Native fish species are fleeing north or dying in marine heat waves. Powerful storms are kicking up pollution that was settled at the bottom of riverbeds and carrying those damaging contaminants into the bay. Humans, to protect ourselves against rising seas, are constructing hard walls that force out soft marshland habitats.
Those are some of the key findings in a new sweeping review of the latest climate science on Massachusetts’ marine ecosystems, which comes the same week that nations are meeting in Azerbaijan for the United Nation’s annual climate summit, this year called COP29.
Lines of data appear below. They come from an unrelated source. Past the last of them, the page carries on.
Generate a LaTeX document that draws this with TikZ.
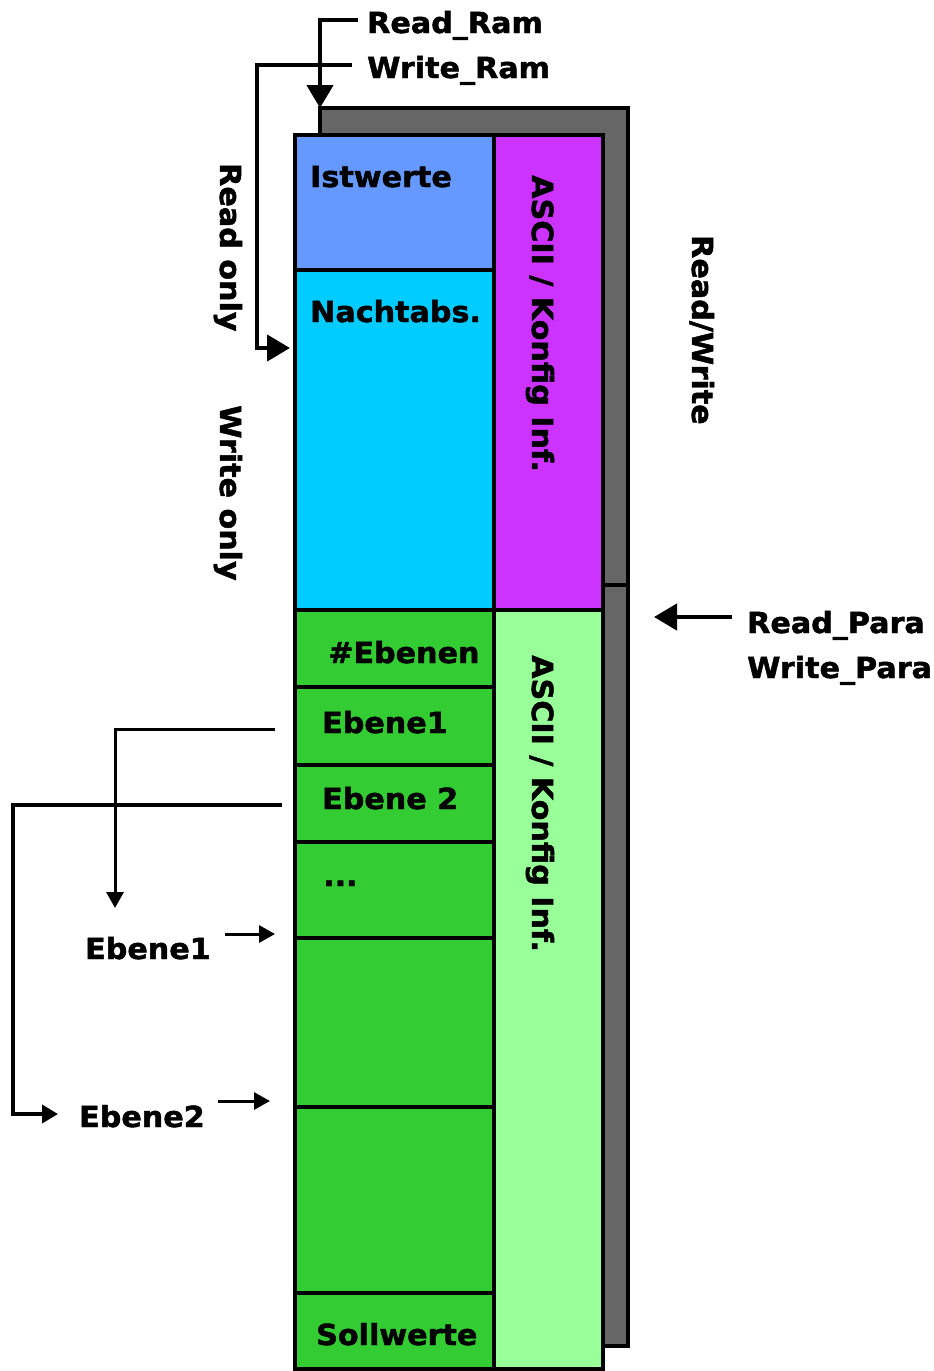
\documentclass[tikz,border=0pt]{standalone}
\usepackage{fontspec}
\setmainfont{DejaVu Sans}[FakeStretch=1.04,FakeBold=1.6]
\usetikzlibrary{arrows.meta}
\definecolor{istc}{HTML}{6699FF}
\definecolor{nachtc}{HTML}{00CCFF}
\definecolor{purpc}{HTML}{CC33FF}
\definecolor{greenc}{HTML}{33CC33}
\definecolor{lgreenc}{HTML}{99FF99}
\definecolor{grayc}{HTML}{666666}
\tikzset{
  lbl/.style={font=\fontsize{29}{34}\selectfont\bfseries, inner sep=0pt, anchor=base west},
  vlbl/.style={lbl, rotate=-90},
  box/.style={draw=black, line width=4pt},
  conn/.style={line width=4.5pt, -{Triangle[length=23pt,width=26pt]}},
  thinconn/.style={line width=3pt, -{Triangle[length=16pt,width=17pt]}},
  midconn/.style={line width=3.8pt, -{Triangle[length=16pt,width=18pt]}},
}
\begin{document}
\begin{tikzpicture}[x=1pt,y=-1pt]
\useasboundingbox (0,0) rectangle (934,1371);
% back gray boxes
\filldraw[box, line width=4.5pt, fill=grayc] (320,108) rectangle (628,585);
\filldraw[box, line width=4.5pt, fill=grayc] (320,585) rectangle (628,1346);
% front columns
\filldraw[box, fill=istc] (295,135) rectangle (494,270);
\filldraw[box, fill=nachtc] (295,270) rectangle (494,610);
\filldraw[box, fill=purpc] (494,135) rectangle (603,610);
\filldraw[box, fill=greenc] (295,610) rectangle (494,687);
\filldraw[box, fill=greenc] (295,687) rectangle (494,765);
\filldraw[box, fill=greenc] (295,765) rectangle (494,842);
\filldraw[box, fill=greenc] (295,842) rectangle (494,938);
\filldraw[box, fill=greenc] (295,938) rectangle (494,1107);
\filldraw[box, fill=greenc] (295,1107) rectangle (494,1293);
\filldraw[box, fill=greenc] (295,1293) rectangle (494,1369);
\filldraw[box, fill=lgreenc] (494,610) rectangle (603,1369);
% texts
\node[lbl] (treadram) at (367,33) {Read\_Ram};
\node[lbl] (twriteram) at (367,78) {Write\_Ram};
\node[lbl] (tist) at (310,187) {Istwerte};
\node[lbl] (tnacht) at (310,322) {Nachtabs.};
\node[lbl] (tanz) at (328,663) {\#Ebenen};
\node[lbl] (te1) at (322,733) {Ebene1};
\node[lbl] (te2) at (322,809) {Ebene 2};
\node[lbl] (tdots) at (323,886) {...};
\node[lbl] (tsoll) at (316,1345) {Sollwerte};
\node[lbl] (tle1) at (85,959) {Ebene1};
\node[lbl] (tle2) at (79,1127) {Ebene2};
\node[lbl] (trp) at (747,633) {Read\_Para};
\node[lbl] (twp) at (747,678) {Write\_Para};
\node[vlbl] (tro) at (220,163) {Read only};
\node[vlbl] (two) at (220,405) {Write only};
\node[vlbl] (trw) at (692,235) {Read/Write};
\node[vlbl] (tasciia) at (532,175) {ASCII / Konfig Inf.};
\node[vlbl] (tasciib) at (532,655) {ASCII / Konfig Inf.};
% connector points
\coordinate (rrS) at (358,20);
\coordinate (rrT) at (320,108);
\coordinate (wrS) at (352,65);
\coordinate (wrC) at (257,348);
\coordinate (wrT) at (290,348);
\coordinate (rpS) at (732,617);
\coordinate (rpT) at (654,617);
\coordinate (eaS) at (275,729);
\coordinate (eaT) at (115,908);
\coordinate (ebS) at (282,805);
\coordinate (ebC) at (13,1114);
\coordinate (ebT) at (58,1114);
\coordinate (saS) at (225,934);
\coordinate (saT) at (275,934);
\coordinate (sbS) at (218,1101);
\coordinate (sbT) at (270,1101);
% connectors
\draw[conn] (rrS) -| (rrT);
\draw[conn] (wrS) -| (wrC) -- (wrT);
\draw[conn] (rpS) -- (rpT);
\draw[thinconn] (eaS) -| (eaT);
\draw[midconn] (ebS) -| (ebC) -- (ebT);
\draw[thinconn] (saS) -- (saT);
\draw[thinconn] (sbS) -- (sbT);
\end{tikzpicture}
\end{document}
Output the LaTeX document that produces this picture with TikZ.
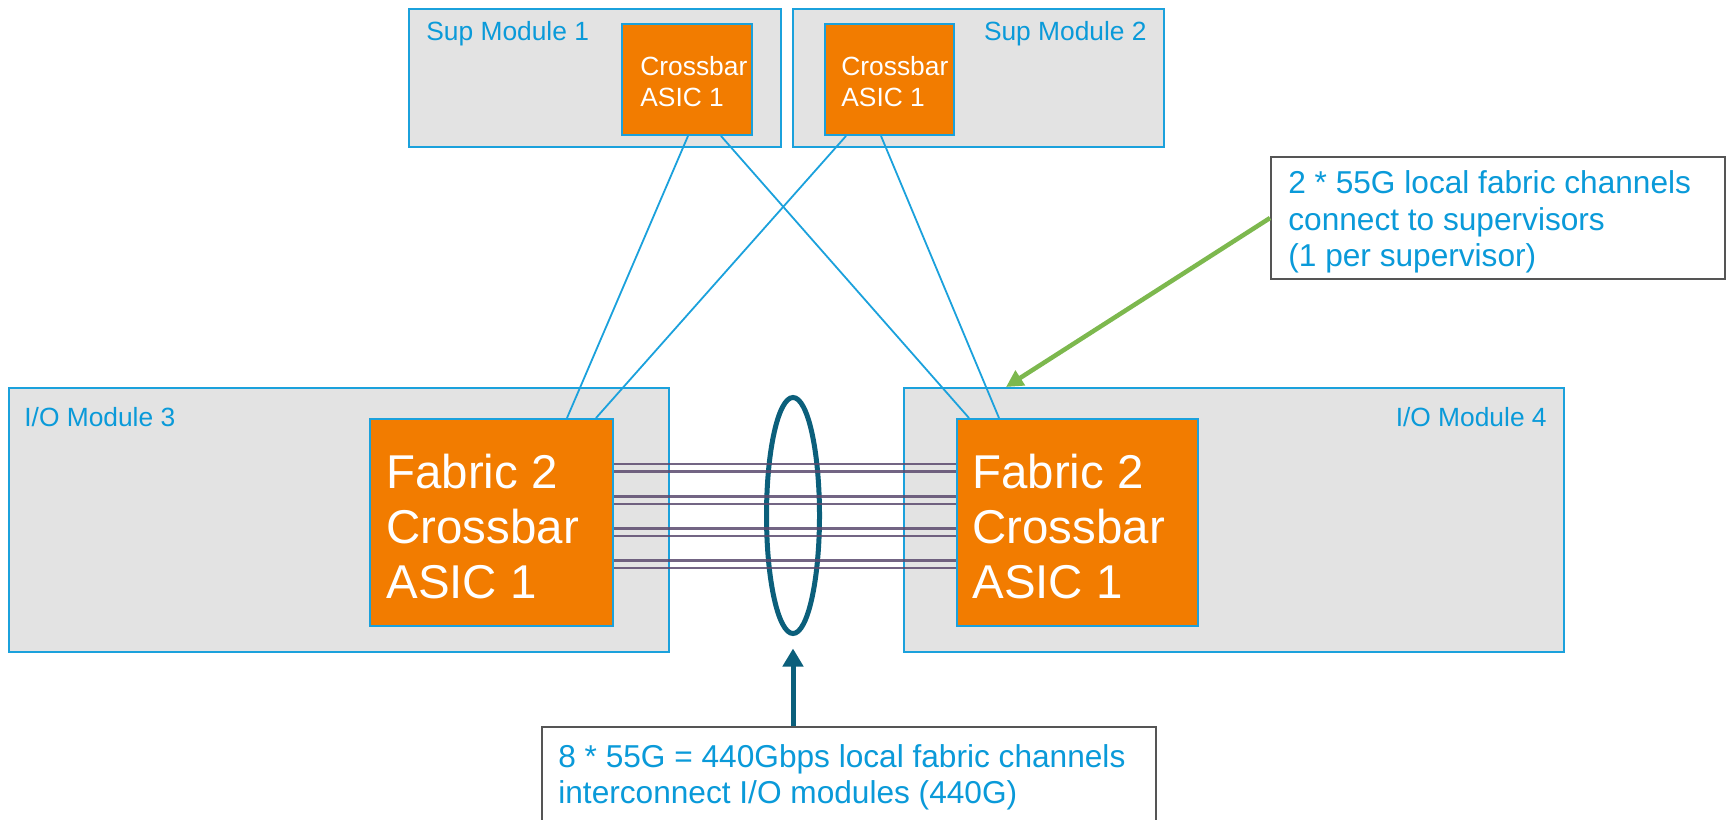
\documentclass[tikz,border=0pt]{standalone}
\usepackage{fontspec}
\setmainfont{Liberation Sans}
\usetikzlibrary{fit,arrows.meta,calc,shapes.geometric}
\definecolor{cyanb}{HTML}{1BA1DC}
\definecolor{modgray}{HTML}{E3E3E3}
\definecolor{orng}{HTML}{F27C00}
\definecolor{ovalc}{HTML}{0B5F7B}
\definecolor{purp}{HTML}{5B4A6E}
\definecolor{grn}{HTML}{7DB84E}
\definecolor{txtb}{HTML}{0A9AD9}
\definecolor{notegray}{HTML}{555555}
\tikzset{
  module/.style={draw=cyanb, line width=0.4mm, fill=modgray, inner sep=0pt},
  asic/.style={draw=cyanb, line width=0.4mm, fill=orng, inner sep=0pt},
  note/.style={draw=notegray, line width=0.4mm, fill=white, inner sep=0pt},
  modlabel/.style={text=txtb, font=\fontsize{15}{18}\selectfont, inner sep=0pt},
  smallasic/.style={text=white, align=left, font=\fontsize{15}{17.6}\selectfont, inner sep=0pt, anchor=west},
  bigasic/.style={text=white, align=left, font=\fontsize{27}{31.3}\selectfont, inner sep=0pt, anchor=west},
  notetext/.style={text=txtb, align=left, font=\fontsize{18}{20.7}\selectfont, inner sep=0pt, anchor=west},
  link/.style={draw=cyanb, line width=0.36mm},
  chan/.style={draw=purp, line width=0.56mm, opacity=0.85},
}
\begin{document}
\begin{tikzpicture}[x=0.2mm,y=-0.2mm]
\useasboundingbox (0,0) rectangle (1729,820);

% supervisor modules
\node[module, fit={(409,9) (781,147)}] (sup1) {};
\node[module, fit={(793,9) (1164,147)}] (sup2) {};
\node[asic, fit={(622,24) (752,135)}] (cb1) {};
\node[asic, fit={(825,24) (954,135)}] (cb2) {};
\node[modlabel, anchor=west] (sup1l) at (426,34) {Sup Module 1};
\node[modlabel, anchor=east] (sup2l) at (1147,34) {Sup Module 2};
\node[smallasic] (cb1t) at (640,82) {Crossbar\\ASIC 1};
\node[smallasic] (cb2t) at (841,82) {Crossbar\\ASIC 1};

% I/O modules
\node[module, fit={(9,388) (669,652)}] (io3) {};
\node[module, fit={(904,388) (1564,652)}] (io4) {};
\node[asic, fit={(370,419) (613,626)}] (fab3) {};
\node[asic, fit={(957,419) (1198,626)}] (fab4) {};
\node[modlabel, anchor=west] (io3l) at (24,417) {I/O Module 3};
\node[modlabel, anchor=east] (io4l) at (1547,417) {I/O Module 4};
\node[bigasic] (fab3t) at (386,527) {Fabric 2\\Crossbar\\ASIC 1};
\node[bigasic] (fab4t) at (972,527) {Fabric 2\\Crossbar\\ASIC 1};

% supervisor links
\draw[link] ($(cb1.south west)+(67,0)$) -- ($(fab3.north west)+(198,0)$);
\draw[link] ($(cb1.south west)+(100,0)$) -- ($(fab4.north west)+(13,0)$);
\draw[link] ($(cb2.south west)+(22,0)$) -- ($(fab3.north west)+(227,0)$);
\draw[link] ($(cb2.south west)+(57,0)$) -- ($(fab4.north west)+(43,0)$);

% oval grouping the channels
\node[draw=ovalc, line width=1mm, ellipse, minimum width=53*0.2mm, minimum height=236*0.2mm, inner sep=0pt] (oval) at (793,515.5) {};

% fabric channels
\foreach \dy in {46,53.5,78.5,86,110.5,118,142.5,150}{
  \draw[chan] ($(fab3.north east)+(0,\dy)$) -- ($(fab4.north west)+(0,\dy)$);
}

% notes
\node[note, fit={(1271,157) (1725,279)}] (note1) {};
\node[notetext] (note1t) at (1288,222) {2 * 55G local fabric channels\\connect to supervisors\\(1 per supervisor)};
\node[note, fit={(542,727) (1156,840)}] (note2) {};
\node[notetext] (note2t) at (558,777) {8 * 55G = 440Gbps local fabric channels\\interconnect I/O modules (440G)};

% arrows
\draw[grn, line width=0.9mm, -{Triangle[length=3.4mm,width=3.4mm]}] (note1.west) -- ($(io4.north west)+(103,0)$);
\draw[ovalc, line width=1mm, -{Triangle[length=3.6mm,width=4mm]}, shorten >=2.5mm] (note2.north -| oval.south) -- (oval.south);
\end{tikzpicture}
\end{document}
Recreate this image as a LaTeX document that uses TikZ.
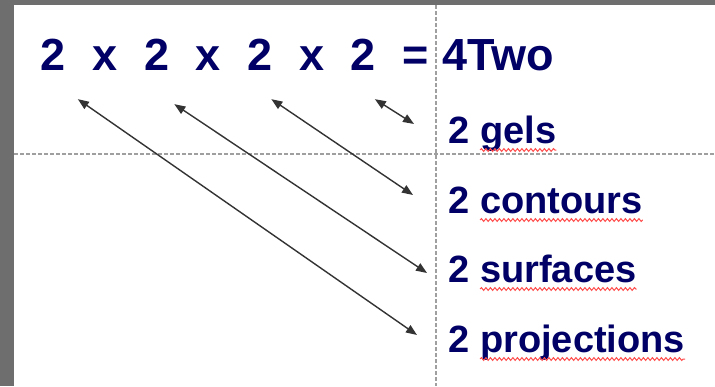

The Boston Research Advisory Group report found that deadly hot marine heat waves — once extremely rare — could become commonplace. Scientists warn that those and other impacts are only going to get worse if the climate continues to warm with dire and possibly irreversible impacts on the ocean.
If the planet does not stop emitting planet-warming greenhouse gasses, marine heat waves could occur off the coast of Massachusetts once every decade if the planet reaches 2 degrees Celsius of warming and perhaps every other year with 3 degrees of warming. The vast majority of excess heat generated by anthropogenic warming is absorbed by the planet’s oceans.